「暁弯への嫉妬」の創作 1925(大正14)年1月6日
   

「暁弯への嫉妬」の創作
1925(大正14)年1月6日




『春と修羅』第二集の中に「暁弯への嫉妬」と題された詩があります。 1925年初頭「異途への出発」の詩とともにはじまった三陸への小旅行で詠まれた作品です。 夜明け情景を描いていますが、日の出前の冷たい、しかし限りなく澄んだ空気が伝わってきます。
作品の日付は1925(大正14)年1月6日となっています。場所を三陸側の地点に 移して日の出1時間前(5時52分)の空をシミュレートしました。 この旅行については、実際の行程があまりはっきりと特定されていないようなので、便宜的に訪問地とされるの海辺の町の一つ を選んでみました。

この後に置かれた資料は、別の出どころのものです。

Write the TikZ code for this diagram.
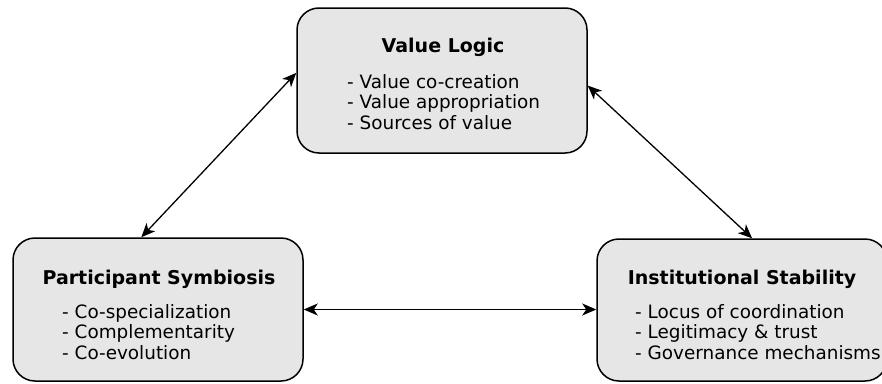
\documentclass[tikz,border=0pt]{standalone}
\usepackage{fontspec}
\setmainfont{DejaVu Sans}
\usetikzlibrary{arrows.meta}
\definecolor{boxfill}{RGB}{230,230,230}
\begin{document}
\begin{tikzpicture}[x=1pt,y=-1pt,
  box/.style={draw=black, line width=1.5pt, fill=boxfill, rounded corners=22pt,
    inner sep=0pt, minimum width=290pt},
  title/.style={anchor=base, inner sep=0pt, font=\fontsize{19}{22}\selectfont\bfseries},
  item/.style={anchor=base west, inner sep=0pt, font=\fontsize{18.4}{20}\selectfont},
  link/.style={line width=1.3pt, {Stealth[length=14pt,width=12pt,inset=4pt]}-{Stealth[length=14pt,width=12pt,inset=4pt]}}]
\useasboundingbox (0,0) rectangle (882,383);

% the three building blocks
\node[box, minimum height=145pt] (vl) at (442,80.5) {};
\node[box, minimum height=143pt] (ps) at (158,309.5) {};
\node[box, minimum height=142pt] (is) at (742,310) {};

% Value Logic
\node[title] (vlt) at (443,52) {Value Logic};
\node[item] (vl1) at (347,88) {- Value co-creation};
\node[item] (vl2) at (347,108.5) {- Value appropriation};
\node[item] (vl3) at (347,129) {- Sources of value};

% Participant Symbiosis
\node[title] (pst) at (159,284) {Participant Symbiosis};
\node[item] (ps1) at (62,318) {- Co-specialization};
\node[item] (ps2) at (62,338.5) {- Complementarity};
\node[item] (ps3) at (62,359) {- Co-evolution};

% Institutional Stability
\node[title] (ist) at (742,284) {Institutional Stability};
\node[item] (is1) at (635,318) {- Locus of coordination};
\node[item] (is2) at (635,338.5) {- Legitimacy \& trust};
\node[item] (is3) at (635,359) {- Governance mechanisms};

% mutual relations
\draw[link] (ps.103) -- (vl.177);
\draw[link] (vl.-2) -- (is.82);
\draw[link] (ps.east) -- (ps.east -| is.west);
\end{tikzpicture}
\end{document}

東側に大きく太平洋が広がり、そこから夜明けの星たちを見ていたことでしょう。

『春と修羅』第二集 三四三 『暁弯への嫉妬』
薔薇輝石や雪のエッセンスを集めて、    
ひかりけだかくかゞやきながら       
その清麗なサファイア風の惑星を      
溶かさうとするあけがたのそら       
さっきはみちは渚をつたひ         
波もねむたくゆれてゐたとき        
星はあやしく澄みわたり          
過冷な天の水そこで            
青い合図(wink)をいくたびも投げてゐた   
それなのにい〔ま〕            
(ところがあいつはまん円なもんで     
リングもあれば月を七っつもってゐる    
第一あんなもの生きてもゐないし      
まあ行って見ろごそごそだぞ)と      
草刈〔が〕云ったとしても         
ぼくがあいつを恋するために        
このうつくしいあけぞらを         
変な顔して 見てゐることは変らない    
変らないどこかそんなことなど云われると  
いよいよぼくはどうしていゝかわからなくなる
……雪をかぶったひびゃくしんと      
  百の岬がいま明ける          
  万葉風の青海原よ……         
滅びる鳥の種族のやうに          
星もいちどひるがへる           

夜が明けようとしている南東の空には、賢治の敬愛してやまない「さそり座」が水平線の向こう から頭を出しています。 そして、-3.9等星の「明けの明星(金星)」が力強く輝いていました。隣には太陽系で最も内側を回る惑星「水星」も見えています。
さて、まず惑星の実名こそ挙げてはいませんが、最初に気付くのは、 「リングもあれば月を七っつもってゐる」(実際には当時9個あるとされていた)という土星のユニークな姿を記述している部分 でしょう。
詩の最初に語られている「清麗なサファイア風の惑星」とはいったいどの惑星を取り上げている のでしょうか? もしこの日、賢治が5時に目をさまして海岸で星を見上げたとしましょう。 すると水平線上に、大気の減光によりやや赤みを帯びた金星が見えていたはずです。 それはまさに「薔薇輝石」のイメージではないでしょうか?  時間の経過と共に輝きを増してきてやがて「清麗なサファイア風の惑星」になってゆく姿が描かれているような気がします。 しかし、宮澤賢治全集(校異編)によると「清麗なサファイア風の惑星」とは、明らかに「土星」を指していることがわかります。 ....もし かすると、肉眼でみえる「金星の光」と想像の「土星の姿」とを賢治の心象のなかで重ねあわせて詠んだのかも知れません。
また、この『暁弯への嫉妬』は、後日手入れが行われ文語詩未定稿に「敗れし少年の歌へる」として加えられています。
この日の薄明開始は5時17分、日の出は6時52分でした。およそこの1時間半、賢治はどんな思いで見上げていたでしょうか...。